The whole ‘menu’ is there for you to read, so you can see what’ll be coming up next. You can’t predict which part you’ll land on, but you’ll be able to see whether or not I’m next on the list. If you’ve worked out that you’ve just missed me, and my turn won’t come round again for ages , you can decide to go out for a walk or dig the garden and then come back to listen to me. (There are lots of other interesting things though, so you might prefer to listen to everything else (instead, or as well!)
All you need to do is click on this link then click ‘Listen’
So what about those letters? Briefly, the story behind the novel relates to some original love letters that were written in China in 1920 by a married English woman to a young colleague of her husband. There were five letters that related to her, and the final of these had been written by a female friend of this woman, informing the young man why he had not heard from her friend. It turned out that the husband had discovered that ‘something’ was going on, so the errant wife had given up her would-be lover for the sake of her children.

Reading these letters, I felt like an intruder even though the writer herself must have been dead by the time I came across this material. I was intensely moved by this glimpse into the private life of a woman from a different era, but then, when I then found that there were the two short letters in broken English, written in 1916, I was almost in tears for the young Chinese girl as she struggled to express her grief at his absence.
There were a few other accompanying documents in the same package, and when I turned to these I realised that both sets of letters had been addressed to the same young man. In spite of my feelings of sympathy towards both these women, the writer in me was already dreaming up ways in which the stories of those two women could be woven into fiction.

I’ll be writing more about these letters soon, but meanwhile, in case you were wondering why I’ve included pictures of a peacock and pink magnolia, it’s because these were taken on a gloriously sunny day in Kew Gardens, while we were visiting our daughter and her fiance in Chiswick for the weekend.
Getting back to recommending other websites to visit, you might like to follow this link I’ve already mentioned Nicola Morgan (aka ‘crabbit old bat’) in a previous post, and the new link is to her new novel, with lord knows how many exciting competitions etc. What a wildfire of energy the woman is!
Kew Gardens and poem of the week 6
I’ve always loved trees so a visit to Kew Gardens in glorious sunshine this Saturday was real treat for my birthday - even more so as we were able to walk there from our daughter and boyfriend’s new house, just a minute’s walk from the Thames. Better still, our son, who also lives in London, joined us for the weekend.
I’d looked it up on the website beforehand and was very excited to see that there was a tree-top walkway, over eighteen metres high.
I was surprised by how low the river was on our walk towards Kew, with a ‘beach’ of grey mud and stones. On our return, the water had been splashing over the path, and the whole atmosphere had changed.

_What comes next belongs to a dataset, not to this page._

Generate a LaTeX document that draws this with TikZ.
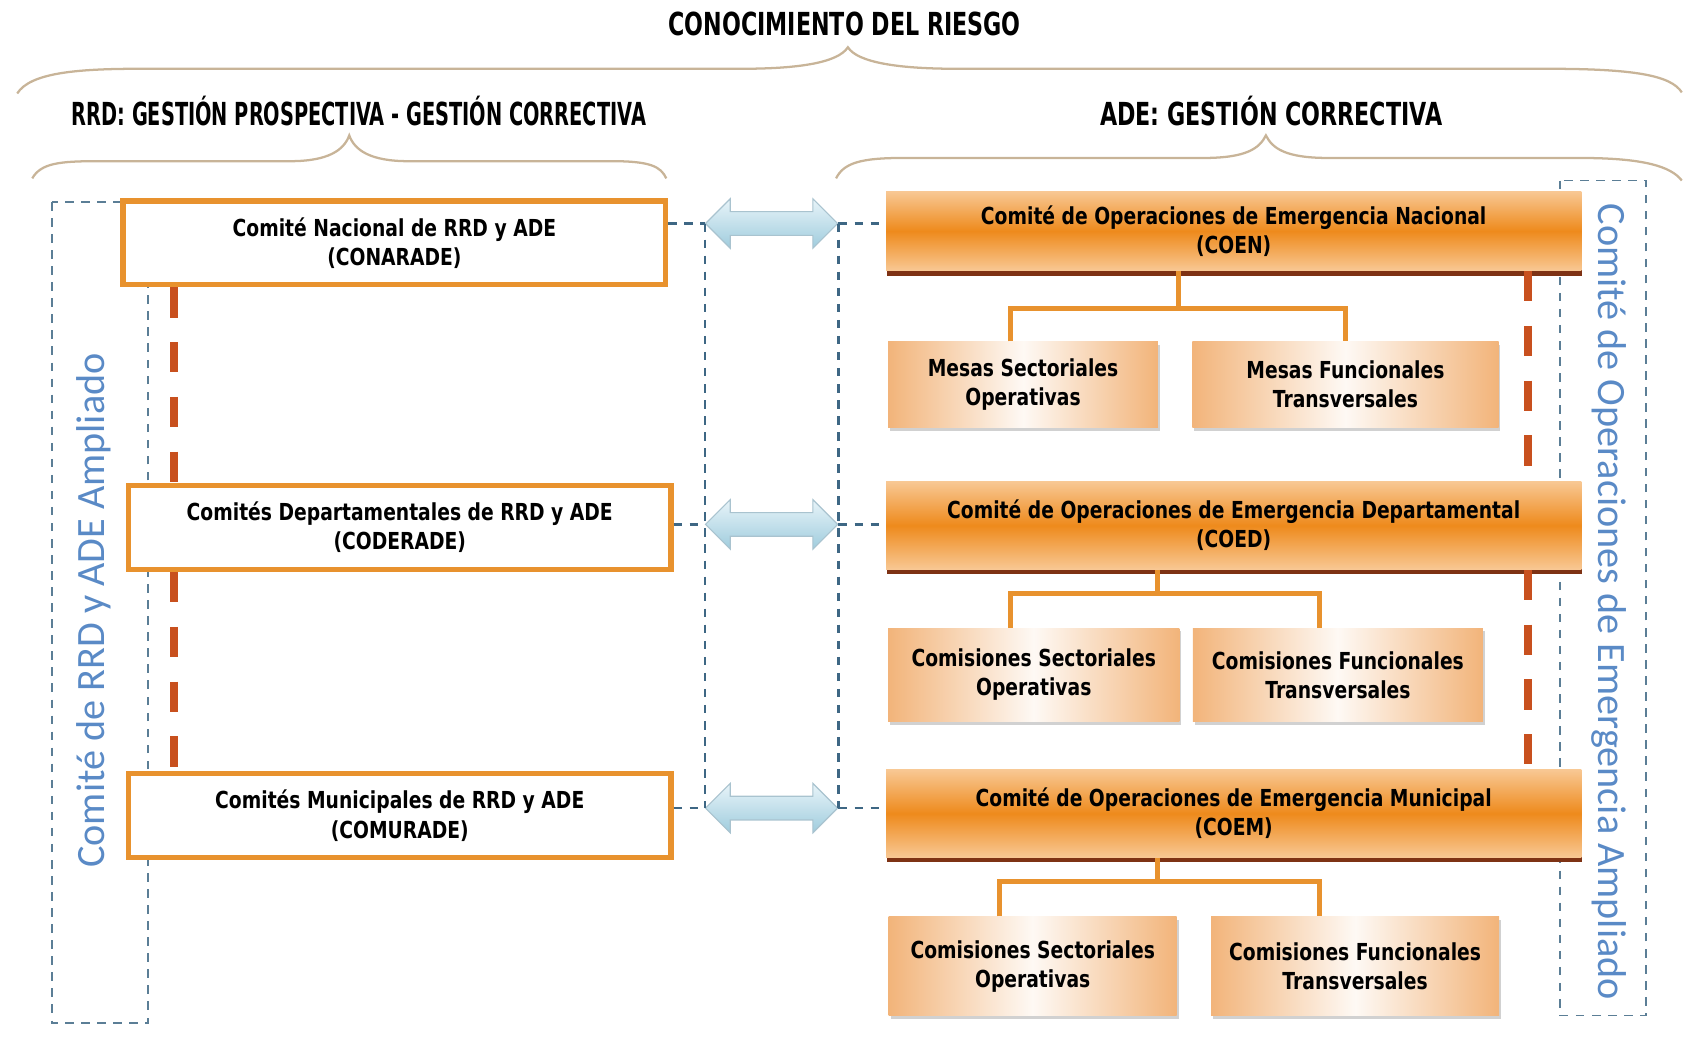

This morning I went for a jog along the river before the others had woken, and the warm air was full of jasmine and buddleia.
This was the cue for selecting my Poem of the Week:
Lady of Shalott
I can forget the mirror sometimes
pretend I’m out there
strolling in the meadow by the river
Not looking straight at things is bad enough
not touching’s worse
I close my eyes and use my sense of smell
to measure seasons
Clods of mud release hints of
earthworm slither
fat white roots of grass and scarlet dreams
of dormant poppy seeds
I play the rain’s aroma like a scale
to harmonise with notes of mistletoe
fungus, moss and winter apple trees
When I catch the tremulous warm
breath of hibernating dormice
I leave my needle with its crimson thread
dangling from a ray of setting sun
in yet another landscape
curl up against the cushions and
adjust my breathing to that slow rhythm
but when summer’s sticky fragrance spills
into my rounded room
honeysuckle, lilies, buddleia
juice of cut grass, ripe corn, all
cling in my throat. It’s then
I quicken clammy fingertips
across the mirror’s face
I wrote this poem about seven years ago. I’m usually very visual in my use of images when writing poetry, and this time I was experimenting with using a different sense. I remember that I enjoyed ‘getting into’ the character of someone who can only experience the world from a distance , and I enjoyed focussing on all the different seasons, particularly summer.
Reading it now after all those years, I think that it expressed what I was trying to say then, but I don’t rate it very highly as a poem in its own right and I now find it a bit sentimental. I wouldn’t want to change any of it though - it exists as a part of my past.